While internal replication almost eliminates storage failure downtime, there's a trade-off in performance. Modern NVMe drives might outperform these setups in terms of IOPS and latency.

The durability and availability of network attached storage usually outweights the performance downsides, but it is good to know that Postgres can be muuuchch faster (up to 2 orders of magnitude).

Architecture 2: Read Replicas

PostgreSQL supports physical replication to read-only replicas. The idea is to have a primary node that accepts writes and one or more read replicas that replicate the primary node and accept read requests.

The default setup is to have a "hot standby", which takes over in the case of a primary node failure. This setup is ideal for scaling read-throughput and offloading the primary node, improving write speed.

Problem: Eventual "read-your-writes consistency" issues: Imaging you are writing to the shopping cart table and then redirect the user to the cart page. You might be unfortunate where the read replica has not yet replicated the new shopping cart table and therefore the user sees an empty shopping cart.

Architecture 3: Active-active

Active-active architectures allow all nodes to accept writes independently, ensuring low latency for both reads and writes.

However, this comes with the downside of eventual consistency (see above) and unresolved update conflicts, which could lead to data inaccuracies.

Problem: Unresolved update conflicts: Update conflicts are not resolved upfront. Normally with PostgreSQL, if two transactions try to update the same row in PostgrSQL, the first one will take row-level lock. With active active, both transaction might be accepted concurrently: E.g. two transactions are incrementing a counter from 3 to 4 on different replicas. When the replication finally happens, Postgres happily agrees on 4 being the new value. Ooops we missed an increment.

Architecture 4: Transparent Sharding

Transparent sharding distributes tables across multiple primary nodes, showing them as regular PostgreSQL tables.

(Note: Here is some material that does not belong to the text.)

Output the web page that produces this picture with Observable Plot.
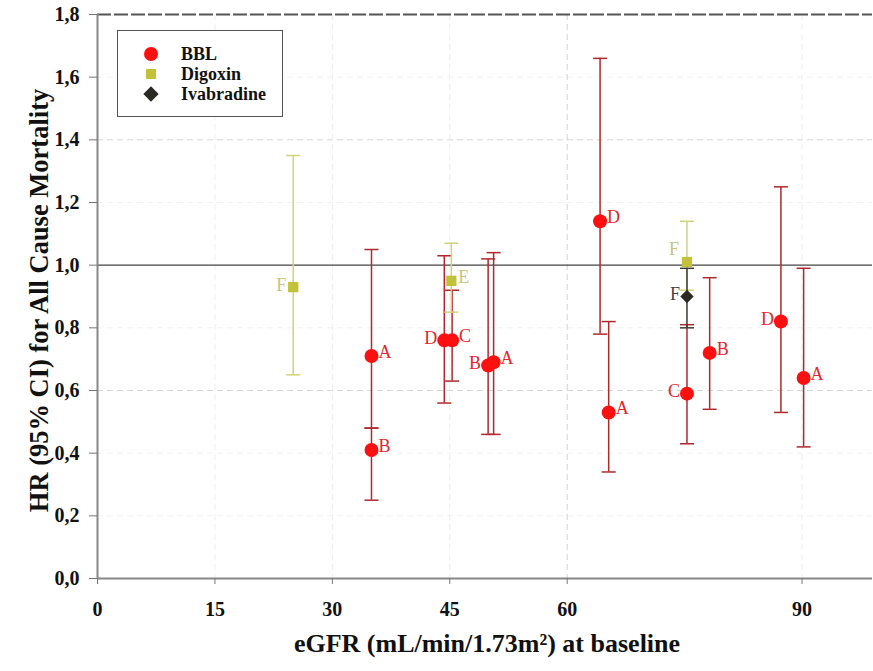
<!DOCTYPE html>
<html>
<head>
<meta charset="utf-8">
<script src="https://cdn.jsdelivr.net/npm/d3@7"></script>
<script src="https://cdn.jsdelivr.net/npm/@observablehq/plot@0.6"></script>
<style>
  body { margin: 0; background: #fff; }
  #wrap { position: relative; width: 873px; height: 671px; overflow: hidden; }
  #chart svg, #chart svg text { font-family: "Liberation Serif", serif; }
  #legend { position: absolute; left: 117px; top: 30px; width: 166px; height: 87px;
    border: 1.5px solid #555; box-sizing: border-box; background: #fff;
    font-family: "Liberation Serif", serif; font-weight: bold; font-size: 18px; color: #111; }
  .lrow { position: absolute; left: 0; height: 20px; display: flex; align-items: center; }
  .lrow svg { position: absolute; left: 24px; }
  .lrow span { position: absolute; left: 63px; white-space: nowrap; line-height: 20px; }
</style>
</head>
<body>
<div id="wrap"><div id="chart"></div><div id="legend"></div></div>
<script>
// ---- data ----
const seriesNames = ["BBL", "Digoxin", "Ivabradine"];

const bblEGFR  = [35, 35, 44.3, 45.3, 49.9, 50.6, 64.2, 65.3, 75.3, 78.2, 87.3, 90.2];
const bblHR    = [0.71, 0.41, 0.76, 0.76, 0.68, 0.69, 1.14, 0.53, 0.59, 0.72, 0.82, 0.64];
const bblLo    = [0.48, 0.25, 0.56, 0.63, 0.46, 0.46, 0.78, 0.34, 0.43, 0.54, 0.53, 0.42];
const bblHi    = [1.05, 0.48, 1.03, 0.92, 1.02, 1.04, 1.66, 0.82, 0.81, 0.96, 1.25, 0.99];
const bblLabel = ["A", "B", "D", "C", "B", "A", "D", "A", "C", "B", "D", "A"];

const digEGFR  = [25, 45.2, 75.3];
const digHR    = [0.93, 0.95, 1.01];
const digLo    = [0.65, 0.85, 0.92];
const digHi    = [1.35, 1.07, 1.14];
const digLabel = ["F", "E", "F"];

const ivaEGFR  = [75.3];
const ivaHR    = [0.90];
const ivaLo    = [0.80];
const ivaHi    = [0.99];
const ivaLabel = ["F"];

const xTicks = [0, 15, 30, 45, 60, 90];
const yTicks = [0, 0.2, 0.4, 0.6, 0.8, 1.0, 1.2, 1.4, 1.6, 1.8];
const xTitle = "eGFR (mL/min/1.73m²) at baseline";
const yTitle = "HR (95% CI) for All Cause Mortality";

// ---- styles (label placement: r = right, l = left, lu = left-up) ----
const bblSide = ["r", "r", "l", "r", "l", "r", "r", "r", "l", "r", "l", "r"];
const digSide = ["l", "r", "lu"];
const ivaSide = ["l"];

const FONT = "Liberation Serif";
const colors = {
  BBL:        {fill: "#ff1010", bar: "#b0282b", text: "#e3262b", symbol: "circle",   r: 7},
  Digoxin:    {fill: "#c2c23a", bar: "#d3d37a", text: "#c6c67a", symbol: "square",   r: 5.8},
  Ivabradine: {fill: "#2b2a22", bar: "#3a3a34", text: "#444",    symbol: "diamond2", r: 6}
};

function build(series, xs, hr, lo, hi, lab, side) {
  return xs.map((x, i) => ({series, x, hr: hr[i], lo: lo[i], hi: hi[i], label: lab[i], side: side[i]}));
}
const bbl = build("BBL", bblEGFR, bblHR, bblLo, bblHi, bblLabel, bblSide);
const dig = build("Digoxin", digEGFR, digHR, digLo, digHi, digLabel, digSide);
const iva = build("Ivabradine", ivaEGFR, ivaHR, ivaLo, ivaHi, ivaLabel, ivaSide);

const capSymbol = {
  draw(ctx, size) { const r = Math.sqrt(size / Math.PI); ctx.moveTo(-r, 0); ctx.lineTo(r, 0); }
};

function seriesMarks(data) {
  const c = colors[data[0].series];
  return [
    Plot.ruleX(data, {x: "x", y1: "lo", y2: "hi", stroke: c.bar, strokeWidth: 1.5}),
    Plot.dot(data, {x: "x", y: "lo", symbol: capSymbol, r: 7, stroke: c.bar, strokeWidth: 1.5, fill: "none"}),
    Plot.dot(data, {x: "x", y: "hi", symbol: capSymbol, r: 7, stroke: c.bar, strokeWidth: 1.5, fill: "none"})
  ];
}
function pointMarks(data) {
  const c = colors[data[0].series];
  const font = {fontFamily: FONT, fontSize: 18, fontWeight: "normal", fill: c.text};
  return [
    Plot.dot(data, {x: "x", y: "hr", symbol: c.symbol, r: c.r, fill: c.fill, stroke: "none"}),
    Plot.text(data, {filter: d => d.side === "r", x: "x", y: "hr", text: "label", textAnchor: "start", dx: 7, dy: -4, ...font}),
    Plot.text(data, {filter: d => d.side === "l", x: "x", y: "hr", text: "label", textAnchor: "end", dx: -7, dy: -2, ...font}),
    Plot.text(data, {filter: d => d.side === "lu", x: "x", y: "hr", text: "label", textAnchor: "end", dx: -8, dy: -13, ...font})
  ];
}

const fmt = d => d.toFixed(1).replace(".", ",");

const chart = Plot.plot({
  width: 873,
  height: 671,
  marginLeft: 97,
  marginRight: 1,
  marginTop: 14,
  marginBottom: 93,
  style: {color: "#111", background: "#fff", overflow: "visible"},
  x: {domain: [0, 99]},
  y: {domain: [0, 1.8]},
  marks: [
    // grid
    Plot.ruleY(yTicks.filter(v => v > 0 && v < 1.8 && v !== 1 && v !== 0.6 && v !== 1.4), {stroke: "#f2f2f2", strokeDasharray: "6,4"}),
    Plot.ruleY([0.6, 1.4], {stroke: "#d6d6d6", strokeDasharray: "6,4"}),
    Plot.ruleX([15, 30, 45, 90], {stroke: "#eeeeee", strokeDasharray: "6,4"}),
    Plot.ruleX([60], {stroke: "#d2d2d2", strokeDasharray: "6,4"}),
    Plot.ruleY([1.8], {stroke: "#555", strokeWidth: 2, strokeDasharray: "14,3"}),
    Plot.ruleY([1], {stroke: "#444", strokeWidth: 1.2}),
    // axes
    Plot.ruleX([0], {stroke: "#888", strokeWidth: 2}),
    Plot.ruleY([0], {stroke: "#888", strokeWidth: 2}),
    Plot.axisY(yTicks, {tickFormat: fmt, tickSize: 8, tickPadding: 10, fontFamily: FONT, fontSize: 20, fontWeight: "bold", stroke: "#777", label: null}),
    Plot.axisX(xTicks, {tickFormat: d => String(d), tickSize: 6, tickPadding: 17, fontFamily: FONT, fontSize: 20, fontWeight: "bold", stroke: "#777", label: null}),
    Plot.text([yTitle], {frameAnchor: "left", textAnchor: "middle", lineAnchor: "middle", rotate: -90, dx: -58, dy: 4, fontFamily: FONT, fontSize: 26.5, fontWeight: "bold", fill: "#111"}),
    Plot.text([xTitle], {frameAnchor: "bottom", textAnchor: "middle", lineAnchor: "middle", dx: 2, dy: 65, fontFamily: FONT, fontSize: 26, fontWeight: "bold", fill: "#111"}),
    // series
    ...seriesMarks(bbl),
    ...seriesMarks(dig),
    ...seriesMarks(iva),
    ...pointMarks(bbl),
    ...pointMarks(dig),
    ...pointMarks(iva)
  ]
});
document.getElementById("chart").appendChild(chart);

// legend (HTML overlay)
const legend = document.getElementById("legend");
const rowTops = [13, 33, 53];
const symPaths = {
  circle: d3.symbol(d3.symbolCircle, Math.PI * 7 * 7)(),
  square: d3.symbol(d3.symbolSquare, 10 * 10)(),
  diamond2: d3.symbol(d3.symbolDiamond2, 150)()
};
seriesNames.forEach((name, i) => {
  const c = colors[name];
  const row = document.createElement("div");
  row.className = "lrow";
  row.style.top = rowTops[i] + "px";
  row.innerHTML = `<svg width="18" height="20" viewBox="-9 -10 18 20"><path d="${symPaths[c.symbol]}" fill="${c.fill}"/></svg><span>${name}</span>`;
  legend.appendChild(row);
});
</script>
</body>
</html>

Each node shows the distributed tables as if they were regular Postgres tables and queries & transactions are are transparently routed or parallelized across nodes.

Scaling out transactional workloads is most effective when queries have a filter on shard key, such that the query can be routed to a single shard group. Like limiting queries of a single tenant in a multi tenant app by a “tenantId”.

If you are willing to adjust your application, sharding can be one of the most powerful tools when dealing with data-intensive applications.

Conclusion

Deploying a distributed PostgreSQL system is a complex and nuanced challenge. It demands careful consideration and planning by engineers, weighing the pros and cons of each architecture against the specific needs of their application. While there is no one-size-fits-all solution, understanding these architectures is crucial for making informed decisions in the realm of database management.